Bush will veto gay hate crimes bill
The White House has indicated that even if new federal hate crimes legislation passes Congress today, the President will veto it.
A statement from the Executive Office of the President states:
“The Administration favours strong criminal penalties for violent crime, including crime based on personal characteristics, such as race, colour, religion, or national origin.
“However, the Administration believes that H.R. 1592 (the Shepard Act) is unnecessary and constitutionally questionable.”
Christian activists and homophobic lobby groups such as Concerned Women for America have waged a concerted campaign against the legislation in Congress.
The new law would extend protections on the grounds of race or religion to cover LGBT people, but requires the President’s signature to become law.
Matthew Shepard was beaten and left for dead, tied to a fence in freezing Wyoming in 1998.
He was the victim of a hate crime, targeted because he was gay.
His mother has been lobbying Congress to pass the new legislation.
In an opinion piece for politico.com she explained the current climate of resistance to protections for LGBT people:
“Congressional offices all across Washington are being flooded with phone calls opposing the legislation because political organisations on the ultra-right have been lying to their members, and telling them that this legislation would punish religious people for anti-gay speech, dubbing this a “thought crimes bill,” Mrs Shepard wrote.

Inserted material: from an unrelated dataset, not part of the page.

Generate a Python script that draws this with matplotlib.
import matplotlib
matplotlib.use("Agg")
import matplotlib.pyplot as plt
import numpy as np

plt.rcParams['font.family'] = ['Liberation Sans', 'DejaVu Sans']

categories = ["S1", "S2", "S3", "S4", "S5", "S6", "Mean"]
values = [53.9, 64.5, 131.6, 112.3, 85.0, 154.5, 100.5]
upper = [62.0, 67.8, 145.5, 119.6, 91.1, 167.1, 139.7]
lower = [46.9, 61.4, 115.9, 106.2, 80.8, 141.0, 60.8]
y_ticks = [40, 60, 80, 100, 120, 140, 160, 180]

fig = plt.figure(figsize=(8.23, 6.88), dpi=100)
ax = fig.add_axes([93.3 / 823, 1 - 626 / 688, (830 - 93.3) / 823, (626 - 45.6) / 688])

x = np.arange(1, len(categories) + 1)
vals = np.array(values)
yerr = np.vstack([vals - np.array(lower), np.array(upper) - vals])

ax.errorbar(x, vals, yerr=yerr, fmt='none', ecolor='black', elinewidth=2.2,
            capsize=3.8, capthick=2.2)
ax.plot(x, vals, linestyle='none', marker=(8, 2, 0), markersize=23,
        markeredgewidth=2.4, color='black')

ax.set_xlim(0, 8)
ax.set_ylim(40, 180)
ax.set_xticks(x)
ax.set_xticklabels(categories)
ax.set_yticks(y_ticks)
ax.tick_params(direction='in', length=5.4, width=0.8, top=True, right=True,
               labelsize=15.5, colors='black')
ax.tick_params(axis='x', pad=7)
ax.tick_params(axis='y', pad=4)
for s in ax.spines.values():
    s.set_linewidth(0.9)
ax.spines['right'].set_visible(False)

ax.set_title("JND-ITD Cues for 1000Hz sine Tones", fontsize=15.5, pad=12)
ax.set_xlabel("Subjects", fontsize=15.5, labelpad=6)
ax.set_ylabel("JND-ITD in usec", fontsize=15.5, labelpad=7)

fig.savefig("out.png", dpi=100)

“One group spreading misinformation has even gone so far as to put a picture of Jesus on a “Wanted” poster, implying that religious people who speak out against homosexuality could become the targets of criminal investigations.

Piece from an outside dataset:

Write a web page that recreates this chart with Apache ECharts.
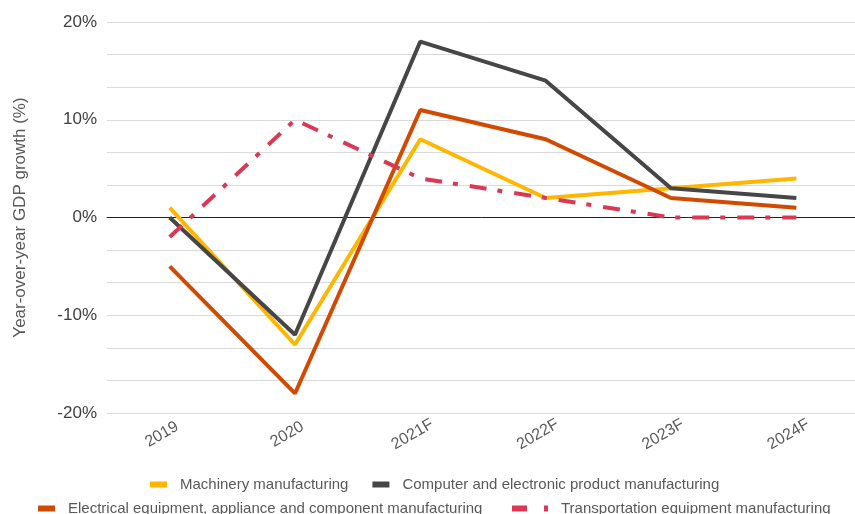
<!DOCTYPE html>
<html>
<head>
<meta charset="utf-8">
<script src="https://cdn.jsdelivr.net/npm/echarts@6/dist/echarts.min.js"></script>
<style>
  html, body { margin: 0; padding: 0; background: #fff; }
  #main { width: 855px; height: 514px; }
</style>
</head>
<body>
<div id="main"></div>
<script>
// 数据
const years = ['2019', '2020', '2021F', '2022F', '2023F', '2024F'];
const machinery = [1, -13, 8, 2, 3, 4];
const computer = [0, -12, 18, 14, 3, 2];
const electrical = [-5, -18, 11, 8, 2, 1];
const transportation = [-2, 10, 4, 2, 0, 0];

const names = [
  'Machinery manufacturing',
  'Computer and electronic product manufacturing',
  'Electrical equipment, appliance and component manufacturing',
  'Transportation equipment manufacturing'
];

var myChart = echarts.init(document.getElementById('main'));

const legendText = {
  color: '#595959',
  fontSize: 15,
  fontFamily: 'Liberation Sans, Arial, sans-serif',
  padding: [0, 0, 0, 8]
};

var option = {
  animation: false,
  textStyle: { fontFamily: 'Liberation Sans, Arial, sans-serif' },
  grid: { left: 107, top: 22, height: 391, width: 752, outerBoundsMode: 'none' },
  legend: [
    {
      data: [names[0], names[1]],
      left: 145, top: 472,
      icon: 'rect', itemWidth: 17, itemHeight: 6, itemGap: 24,
      itemStyle: { borderWidth: 0 },
      textStyle: legendText
    },
    {
      data: [names[2]],
      left: 33, top: 496,
      icon: 'rect', itemWidth: 17, itemHeight: 6,
      itemStyle: { borderWidth: 0 },
      textStyle: legendText
    },
    {
      data: [names[3]],
      left: 507, top: 496,
      icon: 'path://M0,0H15V6H0Z M32,0H36V6H32Z', itemWidth: 36, itemHeight: 6,
      itemStyle: { borderWidth: 0 },
      textStyle: legendText
    }
  ],
  xAxis: {
    type: 'category',
    data: years,
    boundaryGap: true,
    axisLine: { onZero: true, lineStyle: { color: '#222', width: 1 } },
    axisTick: { show: false },
    axisLabel: {
      rotate: 30, margin: 17, fontSize: 16, color: '#595959',
      align: 'center', verticalAlign: 'middle', padding: [0, 18, 0, 0]
    }
  },
  yAxis: {
    type: 'value',
    min: -20, max: 20, interval: 10,
    name: 'Year-over-year GDP growth (%)',
    nameLocation: 'middle',
    nameGap: 78,
    nameTextStyle: { fontSize: 17, color: '#595959' },
    axisLine: { show: false },
    axisTick: { show: false },
    axisLabel: { formatter: '{value}%', fontSize: 17, color: '#404040', margin: 10 },
    splitLine: { lineStyle: { color: '#d9d9d9', width: 1 } },
    minorTick: { show: false, splitNumber: 3 },
    minorSplitLine: { show: true, lineStyle: { color: '#d9d9d9', width: 1 } }
  },
  series: [
    { name: names[0], type: 'line', data: machinery, symbol: 'none', color: '#FFB600', lineStyle: { width: 4 } },
    { name: names[1], type: 'line', data: computer, symbol: 'none', color: '#464646', lineStyle: { width: 4 } },
    { name: names[2], type: 'line', data: electrical, symbol: 'none', color: '#D04A02', lineStyle: { width: 4 } },
    { name: names[3], type: 'line', data: transportation, symbol: 'none', color: '#D93954', z: 3,
      lineStyle: { width: 4, type: [17, 11, 5, 12] } }
  ]
};

myChart.setOption(option);
</script>
</body>
</html>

“Obviously, that’s just not true.
“The people spreading this type of propaganda are blatantly lying to their members out of fear that the federal government might finally legislatively recognise that gay Americans exist, and need the same rights and protections the rest of us take for granted.”
The Democrat seizure of power in Washington in January means that the hate crime legislation now has a better chance of passing than when it was first proposed by President Clinton to a hostile Republican Congress in 1999.
Attempts to reintroduce the legislation failed the next year.